Beyoncé, "vitruviana", o rosto do mundo, ordinária e célebre, é um composto de

molduras biográficas, de "lugares ditos", atravessada pela cinematização do vídeo e

do pictórico. Beyoncé agencia espaços de visualidade, perceptos móveis no

Instagram. Beyoncé corporifica espaços intermináveis. Cauquelin pronuncia (2007):

"Da Grécia a Roma, de Roma a Bizâncio, de Bizâncio a Renascença, produziram-se algumas formas que governam a percepção, orientam juízos, instauram práticas. Esses perfis perpectivistas passam de um a outro, desenham "mundos" que foram, para aqueles que habitam, a evidencia de um dado". (p.42).

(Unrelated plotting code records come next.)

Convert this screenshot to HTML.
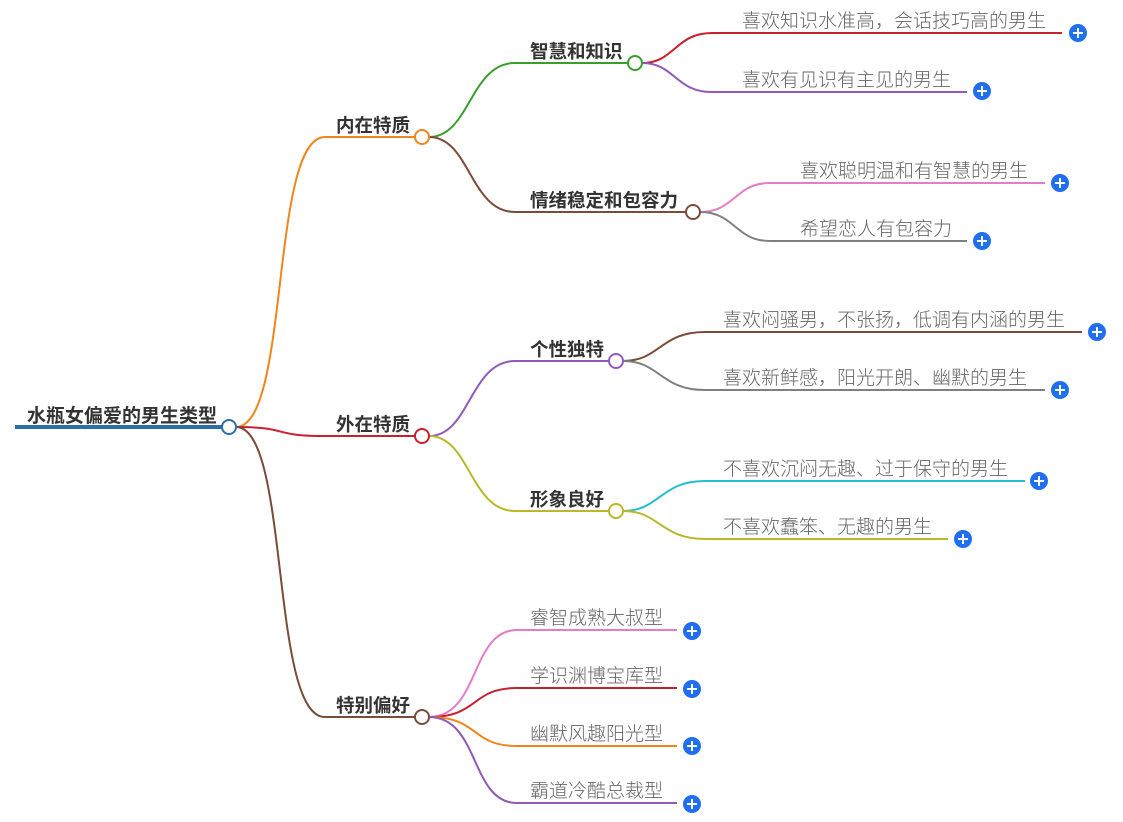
<!DOCTYPE html>
<html><head><meta charset="utf-8"><style>
html,body{margin:0;padding:0;background:#fff;}
svg{display:block;}
.r{font-family:"Liberation Sans","Noto Sans CJK SC",sans-serif;font-weight:bold;font-size:19px;fill:#333;}
.b{font-family:"Liberation Sans","Noto Sans CJK SC",sans-serif;font-weight:bold;font-size:18.5px;fill:#333;}
.l{font-family:"Liberation Sans","Noto Sans CJK SC",sans-serif;font-size:19px;font-weight:300;fill:#666;}
path{fill:none;stroke-width:2;}
</style></head><body>
<svg width="1123" height="822" viewBox="0 0 1123 822" xmlns="http://www.w3.org/2000/svg">
<defs>
<g id="plus"><circle r="9" fill="#1f6ff0"/><path d="M-5 0H5M0 -5V5" stroke="#fff" stroke-width="2"/></g>
</defs>
<line x1="15" y1="427" x2="222" y2="427" stroke="#2c6ea8" stroke-width="4"/>
<text class="r" x="27" y="422">水瓶女偏爱的男生类型</text>
<path d="M236 427 C290 427,270 137,325 137 H415" stroke="#f0851d"/>
<path d="M236 427 C290 427,270 436,325 436 H415" stroke="#c8202f"/>
<path d="M236 427 C290 427,270 717,325 717 H415" stroke="#7b4b3a"/>
<text class="b" x="336" y="132">内在特质</text>
<text class="b" x="336" y="431">外在特质</text>
<text class="b" x="336" y="712">特别偏好</text>
<path d="M429 137 C470 137,470 63,515 63 H628" stroke="#3a9d2e"/>
<path d="M429 137 C470 137,470 212,515 212 H686" stroke="#7b4b3a"/>
<path d="M429 436 C470 436,470 361,515 361 H609" stroke="#9159b8"/>
<path d="M429 436 C470 436,470 511,515 511 H609" stroke="#b8b82a"/>
<text class="b" x="530" y="58">智慧和知识</text>
<text class="b" x="530" y="207">情绪稳定和包容力</text>
<text class="b" x="530" y="356">个性独特</text>
<text class="b" x="530" y="506">形象良好</text>
<path d="M642 63 C675 63,675 33,712 33 H1062" stroke="#c8202f" stroke-width="1.5"/>
<path d="M642 63 C675 63,675 92,712 92 H967" stroke="#9159b8" stroke-width="1.5"/>
<path d="M700 212 C735 212,735 183,770 183 H1045" stroke="#e47cc7" stroke-width="1.5"/>
<path d="M700 212 C735 212,735 241,770 241 H967" stroke="#808080" stroke-width="1.5"/>
<path d="M623 361 C660 361,660 332,705 332 H1082" stroke="#7b4b3a" stroke-width="1.5"/>
<path d="M623 361 C660 361,660 390,705 390 H1045" stroke="#808080" stroke-width="1.5"/>
<path d="M623 511 C660 511,660 481,705 481 H1025" stroke="#26bcd0" stroke-width="1.5"/>
<path d="M623 511 C660 511,660 539,705 539 H948" stroke="#b8b82a" stroke-width="1.5"/>
<path d="M429 717 C480 717,470 630,517 630 H677" stroke="#e47cc7" stroke-width="1.5"/>
<path d="M429 717 C480 717,470 688,517 688 H677" stroke="#c8202f" stroke-width="1.5"/>
<path d="M429 717 C480 717,470 746,517 746 H677" stroke="#f0851d" stroke-width="1.5"/>
<path d="M429 717 C480 717,470 803,517 803 H677" stroke="#9159b8" stroke-width="1.5"/>
<text class="l" x="742" y="27">喜欢知识水准高，会话技巧高的男生</text>
<text class="l" x="742" y="86">喜欢有见识有主见的男生</text>
<text class="l" x="800" y="177">喜欢聪明温和有智慧的男生</text>
<text class="l" x="800" y="235">希望恋人有包容力</text>
<text class="l" x="723" y="326">喜欢闷骚男，不张扬，低调有内涵的男生</text>
<text class="l" x="723" y="384">喜欢新鲜感，阳光开朗、幽默的男生</text>
<text class="l" x="723" y="475">不喜欢沉闷无趣、过于保守的男生</text>
<text class="l" x="723" y="533">不喜欢蠢笨、无趣的男生</text>
<text class="l" x="530" y="624">睿智成熟大叔型</text>
<text class="l" x="530" y="682">学识渊博宝库型</text>
<text class="l" x="530" y="740">幽默风趣阳光型</text>
<text class="l" x="530" y="797">霸道冷酷总裁型</text>
<circle cx="229" cy="427" r="7" fill="#fff" stroke="#2c6ea8" stroke-width="2"/>
<circle cx="422" cy="137" r="7" fill="#fff" stroke="#f0851d" stroke-width="2"/>
<circle cx="422" cy="436" r="7" fill="#fff" stroke="#c8202f" stroke-width="2"/>
<circle cx="422" cy="717" r="7" fill="#fff" stroke="#7b4b3a" stroke-width="2"/>
<circle cx="635" cy="63" r="7" fill="#fff" stroke="#3a9d2e" stroke-width="2"/>
<circle cx="693" cy="212" r="7" fill="#fff" stroke="#7b4b3a" stroke-width="2"/>
<circle cx="616" cy="361" r="7" fill="#fff" stroke="#9159b8" stroke-width="2"/>
<circle cx="616" cy="511" r="7" fill="#fff" stroke="#b8b82a" stroke-width="2"/>
<use href="#plus" x="1078" y="33"/>
<use href="#plus" x="982" y="91"/>
<use href="#plus" x="1060" y="183"/>
<use href="#plus" x="982" y="241"/>
<use href="#plus" x="1097" y="332"/>
<use href="#plus" x="1060" y="390"/>
<use href="#plus" x="1039" y="481"/>
<use href="#plus" x="963" y="539"/>
<use href="#plus" x="692" y="631"/>
<use href="#plus" x="692" y="689"/>
<use href="#plus" x="692" y="746"/>
<use href="#plus" x="692" y="804"/>
</svg>
</body></html>
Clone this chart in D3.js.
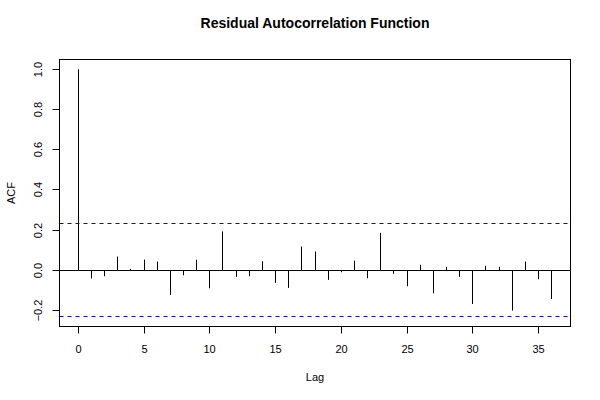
<!DOCTYPE html>
<html>
<head>
<meta charset="utf-8">
<script src="https://cdn.jsdelivr.net/npm/d3@7"></script>
<style>
  html, body { margin: 0; padding: 0; background: #fff; }
  svg text { font-family: "Liberation Sans", Arial, Helvetica, sans-serif; fill: #000; }
</style>
</head>
<body>
<script>
// ---- data ----
const lags = [0,1,2,3,4,5,6,7,8,9,10,11,12,13,14,15,16,17,18,19,20,21,22,23,24,25,26,27,28,29,30,31,32,33,34,35,36];
const acfValues = [1.000,-0.041,-0.030,0.068,0.007,0.053,0.043,-0.123,-0.025,0.052,-0.090,0.193,
                   -0.033,-0.030,0.045,-0.063,-0.088,0.118,0.093,-0.048,-0.010,0.048,-0.040,0.186,
                   -0.018,-0.080,0.027,-0.115,0.017,-0.033,-0.168,0.022,0.017,-0.201,0.043,-0.045,-0.143];
const confLimit = 0.231;
const xTicks = [0,5,10,15,20,25,30,35];
const yTicks = [-0.2,0.0,0.2,0.4,0.6,0.8,1.0];
const yTickLabels = ["\u22120.2","0.0","0.2","0.4","0.6","0.8","1.0"];
const title = "Residual Autocorrelation Function";
const xLabel = "Lag";
const yLabel = "ACF";

(function () {
// ---- layout ----
const W = 600, H = 400;
const pL = 59.5, pR = 570.5, pT = 59.5, pB = 326.5;

const svg = d3.select("body").append("svg").attr("width", W).attr("height", H);

const xMin = d3.min(lags), xMax = d3.max(lags);
const xPad = (xMax - xMin) * 0.04;
const x = d3.scaleLinear().domain([xMin - xPad, xMax + xPad]).range([pL, pR]);

const yLo = Math.min(-confLimit, d3.min(acfValues)), yHi = Math.max(confLimit, d3.max(acfValues));
const yPad = (yHi - yLo) * 0.04;
const y = d3.scaleLinear().domain([yLo - yPad, yHi + yPad]).range([pB, pT]);

const snap = v => Math.round(v - 0.5) + 0.5;

// zero line
svg.append("line")
  .attr("x1", pL).attr("x2", pR)
  .attr("y1", snap(y(0))).attr("y2", snap(y(0)))
  .attr("stroke", "#000").attr("stroke-width", 1);

// bars
svg.append("g").selectAll("line").data(lags).join("line")
  .attr("x1", d => snap(x(d))).attr("x2", d => snap(x(d)))
  .attr("y1", snap(y(0)))
  .attr("y2", (d, i) => y(acfValues[i]))
  .attr("stroke", "#000").attr("stroke-width", 1);

// confidence lines
[confLimit, -confLimit].forEach(c => {
  svg.append("line")
    .attr("x1", pL).attr("x2", pR)
    .attr("y1", snap(y(c))).attr("y2", snap(y(c)))
    .attr("stroke", "#0000ff").attr("stroke-width", 1)
    .attr("stroke-dasharray", "4,4");
});

// box
svg.append("rect")
  .attr("x", pL).attr("y", pT)
  .attr("width", pR - pL).attr("height", pB - pT)
  .attr("fill", "none").attr("stroke", "#000").attr("stroke-width", 1);

// x axis
const xAxis = d3.axisBottom(x).tickValues(xTicks).tickFormat(d3.format("d"))
  .tickSizeOuter(0).tickSizeInner(7).tickPadding(12);
const gx = svg.append("g").attr("transform", `translate(0,${pB})`).call(xAxis);
gx.select(".domain").remove();
gx.selectAll(".tick").attr("transform", d => `translate(${snap(x(d))},0)`);
gx.selectAll(".tick line").attr("stroke", "#000");
gx.selectAll("text").attr("font-size", 11)
  .style("font-family", "Liberation Sans, Arial, sans-serif").attr("fill", "#000");

// y axis
const yAxis = d3.axisLeft(y).tickValues(yTicks).tickFormat((d, i) => yTickLabels[i])
  .tickSizeOuter(0).tickSizeInner(7).tickPadding(0);
const gy = svg.append("g").attr("transform", `translate(${pL},0)`).call(yAxis);
gy.select(".domain").remove();
gy.selectAll(".tick").attr("transform", d => `translate(0,${snap(y(d))})`);
gy.selectAll(".tick line").attr("stroke", "#000");
gy.selectAll(".tick text")
  .attr("x", null).attr("dy", null)
  .attr("text-anchor", "middle")
  .attr("transform", "translate(-18,0) rotate(-90)")
  .attr("font-size", 11)
  .style("font-family", "Liberation Sans, Arial, sans-serif")
  .attr("fill", "#000");

// title
svg.append("text").attr("x", (pL + pR) / 2).attr("y", 28)
  .attr("text-anchor", "middle").attr("font-weight", "bold").attr("font-size", 14)
  .text(title);

// axis labels
svg.append("text").attr("x", (pL + pR) / 2).attr("y", 381)
  .attr("text-anchor", "middle").attr("font-size", 11).text(xLabel);
svg.append("text").attr("transform", `translate(15,${(pT + pB) / 2}) rotate(-90)`)
  .attr("text-anchor", "middle").attr("font-size", 11).text(yLabel);
})();
</script>
</body>
</html>
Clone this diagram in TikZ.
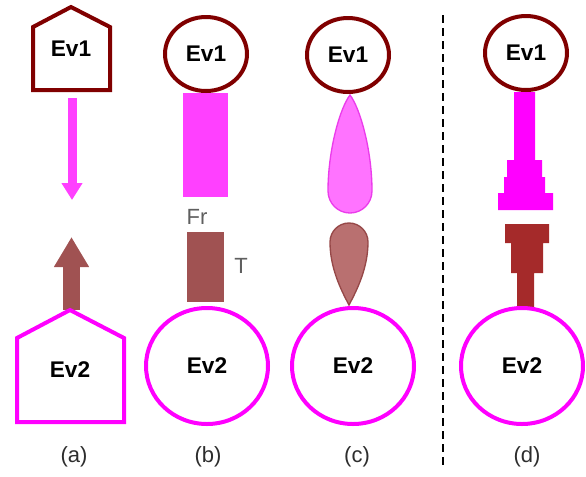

As alianças singulares entre imagem e afeto em The Mrs. Carter Show se

desdobram e se articulam em espaços comunicacionais na internet a partir de

sensações ampliados pela tecnologia. Encarnados a partir de um corpo que se

converte em imagem, de uma materialização que se expressa no sensível, os vídeos

exibidos no show de Beyoncé relacionam experiência estética em afetos móveis.

A arte, a estética é antes de tudo um conhecimento. No entanto, o filósofo francês

Louis Lavelle (idem) cita os personagens do escritor Dante Alighieri como exemplo

para falar de uma vida que não está mais sob ação do tempo, de uma expressão

estética que vai além da existência histórica das coisas singulares.